Public safety issues kicked off the debate. Both candidates addressed IMPD's staffing shortage, how they plan to fix it including recruiting more black officers, and how they plan to continue to build the relationship between officers and the black community.

"And when we do because we will I think you will see an increase in the diversity across the board of the Indianapolis Metropolitan Police Department," said Mayor Joe Hogsett.

"The department of IMPD needs to be reflective of this community that includes African Americans of which our department is not even half reflective of," said Republican candidate Jefferson Shreve.

Cecelia Wisdom watched the debate and said she still has questions on how they plan to address the police department.

"They keep saying police are retiring. The question they should have gotten in was why are they leaving, you know what is the problem that is making them leave. That’s what should have been addressed if the issue is retention. We didn’t get a clarification on that," said Wisdom.

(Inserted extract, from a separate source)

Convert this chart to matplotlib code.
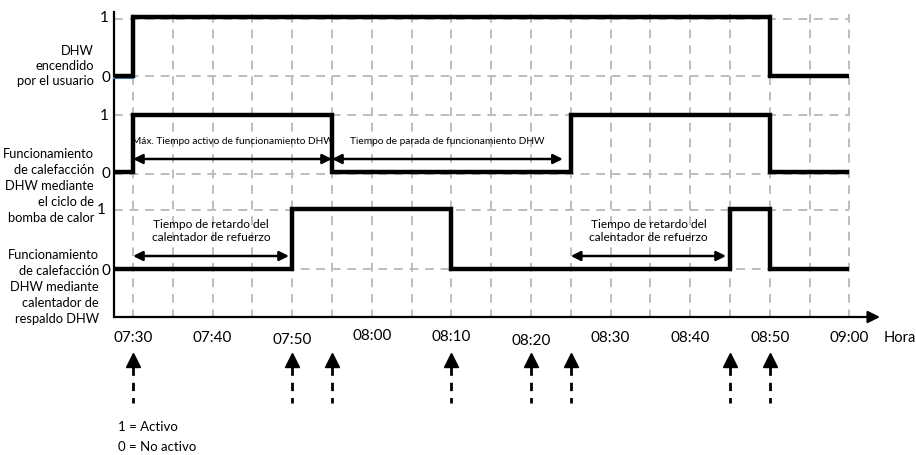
import matplotlib
matplotlib.use('Agg')
import matplotlib.pyplot as plt

plt.rcParams['font.family'] = ['Lato', 'DejaVu Sans']

# time in minutes after 07:30
tick_min    = [0, 10, 20, 30, 40, 50, 60, 70, 80, 90]
tick_labels = ['07:30', '07:40', '07:50', '08:00', '08:10', '08:20',
               '08:30', '08:40', '08:50', '09:00']
tick_dy     = [0, 0, 2, -2, -1, 3, 0, 0, 0, 0]

# signals: breakpoints (minutes) and state (1 = Activo, 0 = No activo)
user_t = [-2.4, 0, 80, 90]
user_s = [0, 1, 0, 0]
hp_t   = [-2.4, 0, 25, 55, 80, 90]
hp_s   = [0, 1, 0, 1, 0, 0]
bk_t   = [-2.4, 20, 40, 75, 80, 90]
bk_s   = [0, 1, 0, 1, 0, 0]

event_min = [0, 20, 25, 40, 50, 55, 75, 80]

row_names = ['DHW\nencendido\npor el usuario',
             'Funcionamiento\nde calefacción\nDHW mediante\nel ciclo de\nbomba de calor',
             'Funcionamiento\nde calefacción\nDHW mediante\ncalentador de\nrespaldo DHW']

# intervals: (start, end, row, label)
spans = [(0, 25, 1, 'Máx. Tiempo activo de funcionamiento DHW'),
         (25, 54, 1, 'Tiempo de parada de funcionamiento DHW'),
         (0, 19.6, 2, 'Tiempo de retardo del\ncalentador de refuerzo'),
         (55, 74.5, 2, 'Tiempo de retardo del\ncalentador de refuerzo')]

# layout (pixel rows) --------------------------------------------------
X0, PX = 133, 7.96
levels = [(18, 77), (116, 173), (210, 270)]   # y of state 1, state 0
grid_y = [20, 77, 116, 175, 211, 270]
AXIS_Y = 318
YAX_M = (114 - X0) / PX

fig = plt.figure(figsize=(9.16, 4.56), dpi=100, facecolor='white')
ax = fig.add_axes([0, 0, 1, 1])
ax.set_xlim(-X0 / PX, (916 - X0) / PX)
ax.set_ylim(456, 0)
ax.axis('off')

GRID = '#bdbdbd'
# grid
for m in range(0, 95, 5):
    ax.plot([m, m], [15, AXIS_Y], color=GRID, lw=1.4, ls=(0, (4.5, 3.5)), zorder=1)
for gy in grid_y:
    ax.plot([YAX_M, 90], [gy, gy], color=GRID, lw=1.4, ls=(0, (4.5, 3.5)), zorder=1)

# axes
ax.plot([YAX_M, YAX_M], [13, AXIS_Y], color='black', lw=1.6, zorder=3)
ax.annotate('', xy=((880 - X0) / PX, AXIS_Y), xytext=(YAX_M, AXIS_Y),
            arrowprops=dict(arrowstyle='-|>', color='black', lw=1.6,
                            mutation_scale=18, shrinkA=0, shrinkB=0), zorder=3)

# signals
ax.plot([YAX_M, 0], [79, 79], color='#4a90d9', lw=1.5, zorder=3)
for (t, s), (y1, y0) in zip([(user_t, user_s), (hp_t, hp_s), (bk_t, bk_s)], levels):
    ys = [y0 + v * (y1 - y0) for v in s]
    ax.plot(t, ys, drawstyle='steps-post', color='black', lw=3.2,
            solid_joinstyle='miter', solid_capstyle='butt', zorder=4)

# row labels and 1/0 marks
label_y = [66, 186, 287]
label_x = [94, 94, 99]
label_ls = [1.3, 1.42, 1.38]
one_x = [104, 104, 101]
for name, ly, lx, ls, ox, (y1, y0) in zip(row_names, label_y, label_x, label_ls,
                                          one_x, levels):
    ax.text((lx - X0) / PX, ly, name, ha='right', va='center', fontsize=9.3,
            linespacing=ls)
    ax.text((ox - X0) / PX, y1, '1', ha='center', va='center', fontsize=11)
    ax.text((106 - X0) / PX, y0 + 1, '0', ha='center', va='center', fontsize=11)

# interval arrows
for a, b, r, lab in spans:
    y1, y0 = levels[r]
    ay = y0 - 13
    ax.annotate('', xy=(b, ay), xytext=(a, ay),
                arrowprops=dict(arrowstyle='<|-|>', color='black', lw=1.8,
                                mutation_scale=14, shrinkA=0, shrinkB=0), zorder=5)
    nl = lab.count('\n')
    if nl == 0:
        ax.text((a + b) / 2, ay - 18, lab, ha='center', va='center', fontsize=7.3)
    else:
        ax.text((a + b) / 2, ay - 26, lab, ha='center', va='center',
                fontsize=8.6, linespacing=1.3)

# tick labels
for m, lab, dy in zip(tick_min, tick_labels, tick_dy):
    ax.text(m, 338 + dy, lab, ha='center', va='center', fontsize=11)
ax.text((884 - X0) / PX, 338, 'Hora', ha='left', va='center', fontsize=10.5)

# event arrows
for m in event_min:
    ax.plot([m, m], [368, 404], color='black', lw=2, ls=(0, (3, 2.5)), zorder=3)
    ax.plot([m], [361], marker='^', markersize=10, color='black', zorder=3)

ax.text((118 - X0) / PX, 427, '1 = Activo', ha='left', va='center', fontsize=9.5)
ax.text((118 - X0) / PX, 447, '0 = No activo', ha='left', va='center', fontsize=9.5)

fig.savefig('out.png', dpi=100, facecolor='white')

Wisdom says her biggest concern is education.

"I was shocked to find it’s such a low population of people left in the public schools that the charter schools are so prolific that they’re stealing away the students," said Wisdom.

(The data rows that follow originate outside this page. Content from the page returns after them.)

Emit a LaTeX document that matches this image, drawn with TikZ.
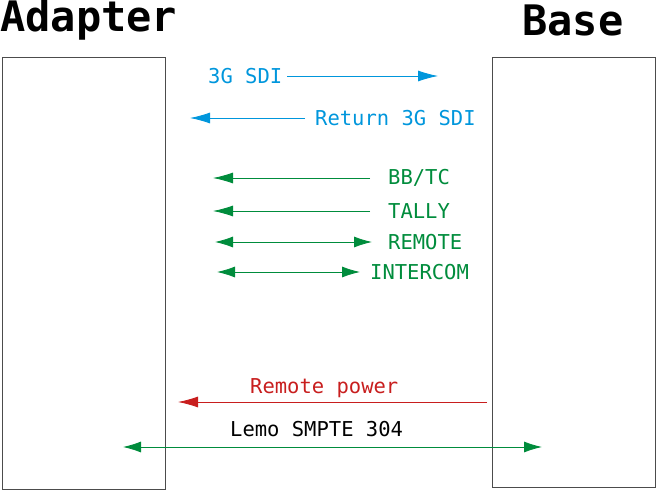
\documentclass[tikz,border=0pt]{standalone}
\usepackage{fontspec}
\setmainfont{DejaVu Sans Mono}
\usetikzlibrary{arrows.meta}
\definecolor{cblue}{RGB}{0,150,220}
\definecolor{cgreen}{RGB}{0,140,60}
\definecolor{cred}{RGB}{200,30,30}
\begin{document}
\begin{tikzpicture}[x=1pt,y=-1pt,
  box/.style={draw=black!70,line width=0.8pt},
  lab/.style={anchor=west,inner sep=0pt,font=\fontsize{20.5}{20.5}\selectfont},
  ttl/.style={anchor=west,inner sep=0pt,font=\fontsize{42}{42}\selectfont\bfseries},
  arr/.style={line width=0.8pt,-{Latex[length=20pt,width=11pt]}},
  darr/.style={line width=0.8pt,{Latex[length=18pt,width=11pt]}-{Latex[length=18pt,width=11pt]}}]
\useasboundingbox (0,0) rectangle (657,490);
\draw[box] (2,57) rectangle (165,489);
\draw[box] (492,57) rectangle (655,487);
\node[ttl] (tA) at (0,20) {Adapter};
\node[ttl] (tB) at (522,20) {Base};
\node[lab,text=cblue] (l1) at (208,76) {3G SDI};
\coordinate (a1s) at (287,76); \coordinate (a1e) at (438,76);
\draw[arr,cblue] (a1s) -- (a1e);
\node[lab,text=cblue] (l2) at (315,118) {Return 3G SDI};
\coordinate (a2s) at (305,118); \coordinate (a2e) at (190,118);
\draw[arr,cblue] (a2s) -- (a2e);
\node[lab,text=cgreen] (l3) at (388,178) {BB/TC};
\coordinate (a3s) at (370,178); \coordinate (a3e) at (213,178);
\draw[arr,cgreen] (a3s) -- (a3e);
\node[lab,text=cgreen] (l4) at (388,211) {TALLY};
\coordinate (a4s) at (370,211); \coordinate (a4e) at (213,211);
\draw[arr,cgreen] (a4s) -- (a4e);
\node[lab,text=cgreen] (l5) at (388,242) {REMOTE};
\coordinate (a5s) at (215,242); \coordinate (a5e) at (372,242);
\draw[darr,cgreen] (a5s) -- (a5e);
\node[lab,text=cgreen] (l6) at (370,272) {INTERCOM};
\coordinate (a6s) at (217,272); \coordinate (a6e) at (360,272);
\draw[darr,cgreen] (a6s) -- (a6e);
\node[lab,text=cred] (l7) at (250,388) {Remote power};
\coordinate (a7s) at (487,402); \coordinate (a7e) at (178,402);
\draw[arr,cred] (a7s) -- (a7e);
\node[lab,text=black] (l8) at (230,429) {Lemo SMPTE 304};
\coordinate (a8s) at (123,447); \coordinate (a8e) at (542,447);
\draw[darr,cgreen] (a8s) -- (a8e);
\end{tikzpicture}
\end{document}
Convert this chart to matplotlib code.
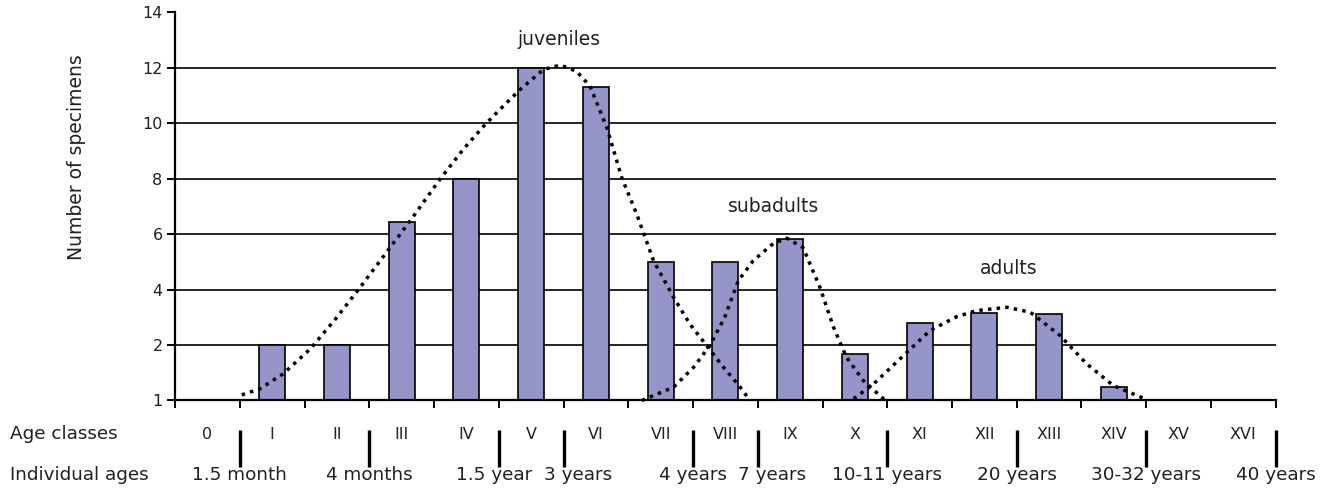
import matplotlib
matplotlib.use("Agg")
import matplotlib.pyplot as plt
import matplotlib.transforms as mtransforms

plt.rcParams['font.family'] = ['DejaVu Sans']

# ---------------- data ----------------
age_classes = ["0", "I", "II", "III", "IV", "V", "VI", "VII", "VIII", "IX",
               "X", "XI", "XII", "XIII", "XIV", "XV", "XVI"]
# bar heights in the chart's gridline units (gridlines every 2 units)
specimens = [0, 2.0, 2.0, 6.45, 8.0, 12.0, 11.3, 5.0, 5.0, 5.82,
             1.68, 2.8, 3.14, 3.13, 0.48, 0, 0]

y_tick_values = [0, 2, 4, 6, 8, 10, 12, 14]
y_tick_labels = ["1", "2", "4", "6", "8", "10", "12", "14"]

# individual ages, placed at class boundaries (boundary k lies between class k-1 and k)
age_boundaries = [1, 3, 5, 6, 8, 9, 11, 13, 15, 17]
age_labels = ["1.5 month", "4 months", "1.5 year", "3 years", "4 years",
              "7 years", "10-11 years", "20 years", "30-32 years", "40 years"]

# dotted group curves
juv_x = [0.53, 0.81, 1.17, 1.59, 2.00, 2.36, 2.82, 3.13, 3.59, 3.95, 4.29, 4.57,
         4.83, 5.19, 5.45, 5.70, 5.91, 6.17, 6.40, 6.63, 6.89, 7.20, 7.45, 7.71,
         7.97, 8.23, 8.38]
juv_y = [0.20, 0.42, 0.96, 1.86, 3.00, 4.08, 5.51, 6.47, 7.97, 9.05, 9.95, 10.61,
         11.21, 11.93, 12.09, 11.87, 11.33, 9.83, 8.03, 6.72, 5.04, 3.72, 2.76, 1.98,
         1.20, 0.48, 0.0]
sub_x = [6.71, 7.20, 7.51, 7.76, 7.99, 8.20, 8.43, 8.74, 8.95, 9.20, 9.46, 9.67,
         9.87, 10.13, 10.47]
sub_y = [0.0, 0.48, 1.20, 1.98, 3.00, 4.32, 5.04, 5.66, 5.85, 5.51, 4.08, 2.64,
         1.56, 0.72, 0.0]
adu_x = [9.98, 10.29, 10.67, 11.16, 11.57, 11.88, 12.35, 12.71, 13.17, 13.58,
         13.99, 14.51]
adu_y = [0.06, 0.60, 1.44, 2.52, 3.02, 3.24, 3.36, 3.18, 2.34, 1.32, 0.54, 0.03]

group_names = ["juveniles", "subadults", "adults"]
group_label_pos = [(5.43, 13.02), (8.74, 7.01), (12.38, 4.75)]

# ---------------- style ----------------
TXT = "#231f20"
BAR = "#9595c9"

fig = plt.figure(figsize=(13.30, 4.92), dpi=100)
ax = fig.add_axes([0.1316, 0.186, 0.8276, 0.7894])

n = len(age_classes)
xs = list(range(n))

# gridlines
for v in y_tick_values[1:-1]:
    ax.axhline(v, color="black", lw=1.2, zorder=1)

ax.bar(xs, specimens, width=0.40, color=BAR, edgecolor="black", linewidth=1.2,
       zorder=2)

dot = dict(color="black", lw=2.5, linestyle=(0, (1, 1.5)),
           dash_capstyle="butt", zorder=3, clip_on=False)
ax.plot(juv_x, juv_y, **dot)
ax.plot(sub_x, sub_y, **dot)
ax.plot(adu_x, adu_y, **dot)

for name, (gx, gy) in zip(group_names, group_label_pos):
    ax.text(gx, gy, name, ha="center", va="center", fontsize=13.5, color=TXT)

ax.set_xlim(-0.5, n - 0.5)
ax.set_ylim(0, 14)

ax.set_yticks(y_tick_values)
ax.set_yticklabels(y_tick_labels, fontsize=11.5, color=TXT)
ax.set_xticks([b - 0.5 for b in range(n + 1)])
ax.set_xticklabels([])
ax.tick_params(axis="y", direction="out", length=6, width=1.4, pad=3)
ax.tick_params(axis="x", direction="out", length=6, width=1.4)

for s in ("top", "right"):
    ax.spines[s].set_visible(False)
for s in ("left", "bottom"):
    ax.spines[s].set_linewidth(1.6)

# bottom tables
blend = mtransforms.blended_transform_factory(ax.transData, fig.transFigure)
for i, lab in enumerate(age_classes):
    ax.text(i, 0.1077, lab, transform=blend, ha="center", va="baseline",
            fontsize=11.5, color=TXT, clip_on=False)

age_offsets = [0, 0, -0.07, 0.22, 0, 0.22, 0, 0, 0, 0]
for b, lab, off in zip(age_boundaries, age_labels, age_offsets):
    bx = b - 0.5
    ax.plot([bx, bx], [0.126, 0.0508], transform=blend, color="black",
            lw=2.4, solid_capstyle="butt", clip_on=False)
    ax.text(bx + off, 0.0244, lab, transform=blend, ha="center", va="baseline",
            fontsize=13.2, color=TXT, clip_on=False)

fig.text(0.0075, 0.1077, "Age classes", ha="left", va="baseline",
         fontsize=13.2, color=TXT)
fig.text(0.0075, 0.0244, "Individual ages", ha="left", va="baseline",
         fontsize=13.2, color=TXT)
fig.text(0.0577, 0.681, "Number of specimens", rotation=90, ha="center",
         va="center", fontsize=13.5, color=TXT)

fig.savefig("out.png", dpi=100)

Education and charter schools were brought up during the debate. Moderators noted that more than half the students who live in the boundaries of IPS go to a charter school. Voters are asking for a moratorium on opening any new ones, but both Hogsett and Shreve say they don't plan on putting a halt to charter schools.

"I’m not proposing a moratorium. I am proposing oversight and quality control which is the responsibility of the mayors office and council committee," said Shreve.

"We focus on quality not quantity and it’s important that we continue to provide these types of learning opportunities for students especially in areas of historically undeserved populations," said Hogsett.

Questions during the hour debate also centered around food deserts and housing including rising rents and property taxes.

"We can have development without displacement," said Shreve.

"In the 2024 budgeting process we’re piloting a program to keep long time residents in their homes," said Hogsett referencing the Riverside neighborhood as the the first location.

Anthony Murdock was also in attendance and says these are all necessary conversations. He's interested in how both candidates plan to help minority business owners and entrepreneurs.

"When you invest in black entrepreneurship you’re closing the racial wealth gap and both of the candidates in some capacity talked about a design to that work but it’s going to be difficult to say you’re about that work if you’re not investing in black entrepreneurship," said Murdock.